Aktuell stehe der Strukturwandel als systematische Vernichtungsmaschine bäuerlicher Basis mit der Agrarsubventionen als Instrument der Wertminderung bäuerlicher Arbeit der Nachhaltigkeit als Maßstab gegenüber. Dabei setze er auf eine positive Humusbilanz, kleine Einheiten mit dezentralen Strukturen sowie eine Revitalisierung bäuerlicher Landwirtschaft. "Der ererbte Höfe-Reichtum ist ein hoher Wert für die Schaffung zukunftsfähiger Verhältnisse", betonte Beleites. Obwohl viele junge Bauern mit guter Ausbildung genau dieses anstrebten, werde es ihnen sehr schwer gemacht, da die zu den Hofstellen gehörenden Ländereien langfristig verpachtet seien.

Ein dickes Minus bekommen bei Beleites die Direktzahlungen der EU, die die Bauern entmündigten und ihrem Berufsstand Geringschätzung einbrächten. "Flächensubventionen brauchen radikale Degression oder Kappung – oder sie gehören ganz abgeschafft", machte er geltend. Denn nur dann würden große Landwirtschaftsbetriebe auf Flächen verzichten.

Keineswegs eine Museumslandwirtschaft

Die Permakulturen und das Gärtnerhof-Konzept sehe er keineswegs als Museumslandwirtschaft an, vielmehr als Zukunftswerkstatt. "Die Integration von Kleinbauernwirtschaft und Gartenbau kombiniert ökologische und wirtschaftliche Optimierung", behauptet er.

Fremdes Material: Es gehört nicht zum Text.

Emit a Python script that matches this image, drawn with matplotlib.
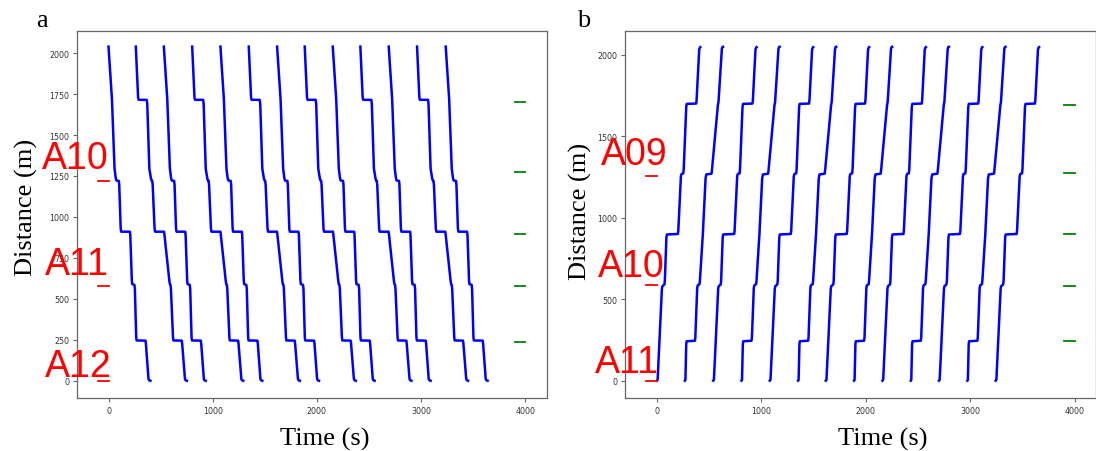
import matplotlib
matplotlib.use("Agg")
import matplotlib.pyplot as plt
import numpy as np

# departure times (s) of each train
left_starts = [0, 262, 531, 803, 1074, 1346, 1618, 1883, 2152, 2417, 2689, 2961, 3236]
right_starts = [0, 268, 539, 810, 1081, 1352, 1617, 1888, 2160, 2431, 2701, 2973, 3244]
train_types = ["A", "B", "A", "B", "A", "B", "A", "B", "A", "B", "A", "B", "A"]

# trajectory profiles: time since departure (s) and distance (m)
left_a_t = [0, 33, 58, 70, 77, 99, 103, 117, 122, 205, 209, 224, 228, 249, 253, 266, 270, 355, 359, 384, 392, 402]
left_a_d = [2040, 1720, 1295, 1235, 1222, 1220, 1195, 930, 910, 910, 890, 610, 590, 585, 560, 265, 246, 245, 225, 10, 2, 0]
left_b_t = [0, 22, 27, 105, 110, 130, 146, 153, 158, 162, 180, 185, 271, 275, 322, 327, 333, 337, 357, 361, 441, 445, 472, 480, 490]
left_b_d = [2040, 1730, 1715, 1715, 1690, 1295, 1232, 1221, 1220, 1195, 930, 910, 910, 890, 610, 590, 585, 560, 265, 246, 245, 225, 10, 2, 0]

right_a_t = [0, 7, 48, 53, 72, 76, 91, 96, 201, 205, 230, 236, 253, 257, 281, 286, 376, 380, 405, 410, 416]
right_a_d = [0, 6, 565, 580, 590, 612, 878, 897, 900, 920, 1255, 1268, 1272, 1300, 1680, 1698, 1700, 1720, 2030, 2042, 2046]
right_b_t = [0, 5, 13, 17, 96, 100, 118, 123, 140, 144, 172, 198, 205, 255, 259, 316, 322, 354, 359, 365]
right_b_d = [0, 4, 225, 242, 245, 265, 570, 585, 592, 615, 900, 1240, 1265, 1270, 1290, 1690, 1710, 2035, 2046, 2048]

# station markers
left_station_y = [1220, 580, 0]
left_station_names = ["A10", "A11", "A12"]
left_name_pos = [(-639, 1300), (-607, 650), (-607, 30)]
right_station_y = [1255, 585, 0]
right_station_names = ["A09", "A10", "A11"]
right_name_pos = [(-532, 1327), (-564, 643), (-596, 51)]

left_signal_y = [1703, 1272, 896, 578, 236]
right_signal_y = [1694, 1272, 898, 582, 241]

fig = plt.figure(figsize=(10.96, 4.52), dpi=100)
ax1 = fig.add_axes([0.070, 0.1166, 0.4288, 0.8133])
ax2 = fig.add_axes([0.5703, 0.1166, 0.4297, 0.8133])

panels = [
    (ax1, left_starts, (left_a_t, left_a_d), (left_b_t, left_b_d), left_station_y,
     left_station_names, left_name_pos, left_signal_y, (-107, 2137), np.arange(0, 2001, 250)),
    (ax2, right_starts, (right_a_t, right_a_d), (right_b_t, right_b_d), right_station_y,
     right_station_names, right_name_pos, right_signal_y, (-108, 2147), np.arange(0, 2001, 500)),
]

for ax, starts, prof_a, prof_b, st_y, st_names, name_pos, sig_y, ylim, yticks in panels:
    for s, kind in zip(starts, train_types):
        pt, pd_ = prof_a if kind == "A" else prof_b
        ax.plot(s + np.array(pt), pd_, color="blue", lw=1.8)
    for y in st_y:
        ax.plot([-100, 0], [y, y], color="red", lw=1.3)
    for name, (x, y) in zip(st_names, name_pos):
        ax.text(x, y, name, color="red", fontsize=27, family="Liberation Sans")
    for y in sig_y:
        ax.plot([3900, 4000], [y, y], color="green", lw=1.3)

    ax.set_xlim(-305, 4205)
    ax.set_ylim(*ylim)
    ax.set_xticks([0, 1000, 2000, 3000, 4000])
    ax.set_yticks(yticks)
    ax.tick_params(labelsize=5.7, labelcolor="#333333", color="#666666", length=3, pad=2.5)
    for sp in ax.spines.values():
        sp.set_color("#666666")
        sp.set_linewidth(0.9)

ax1.set_xlabel("Time (s)", fontsize=19, family="Liberation Serif")
ax1.xaxis.set_label_coords(0.527, -0.108)
ax1.xaxis.label.set_va("center")
ax1.set_ylabel("Distance (m)", fontsize=19, family="Liberation Serif")
ax1.yaxis.set_label_coords(-0.108, 0.523)
ax1.yaxis.label.set_va("center")

ax2.set_xlabel("Time (s)", fontsize=19, family="Liberation Serif")
ax2.xaxis.set_label_coords(0.547, -0.108)
ax2.xaxis.label.set_va("center")
ax2.set_ylabel("Distance (m)", fontsize=19, family="Liberation Serif")
ax2.yaxis.set_label_coords(-0.095, 0.51)
ax2.yaxis.label.set_va("center")

fig.text(0.0328, 0.941, "a", fontsize=19, family="Liberation Serif")
fig.text(0.5265, 0.941, "b", fontsize=19, family="Liberation Serif")

fig.savefig("out.png", dpi=100)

Auch aus dem Forum gab es eine Wortmeldung: Georg Schätzle aus Vöhrenbach-Langenbach sprach über Leid- und Leitbilder. Monostrukturen und Massentierhaltung als Endlösung auf der einen und eine blühende Kulturlandschaft mit Würde auf der anderen Seite als Ent-Lösung aus diesem Konflikt seien die beiden Enden der "Wurscht". Die Agrarpolitik in der EU und in Deutschland sei entwürdigend und entwertend.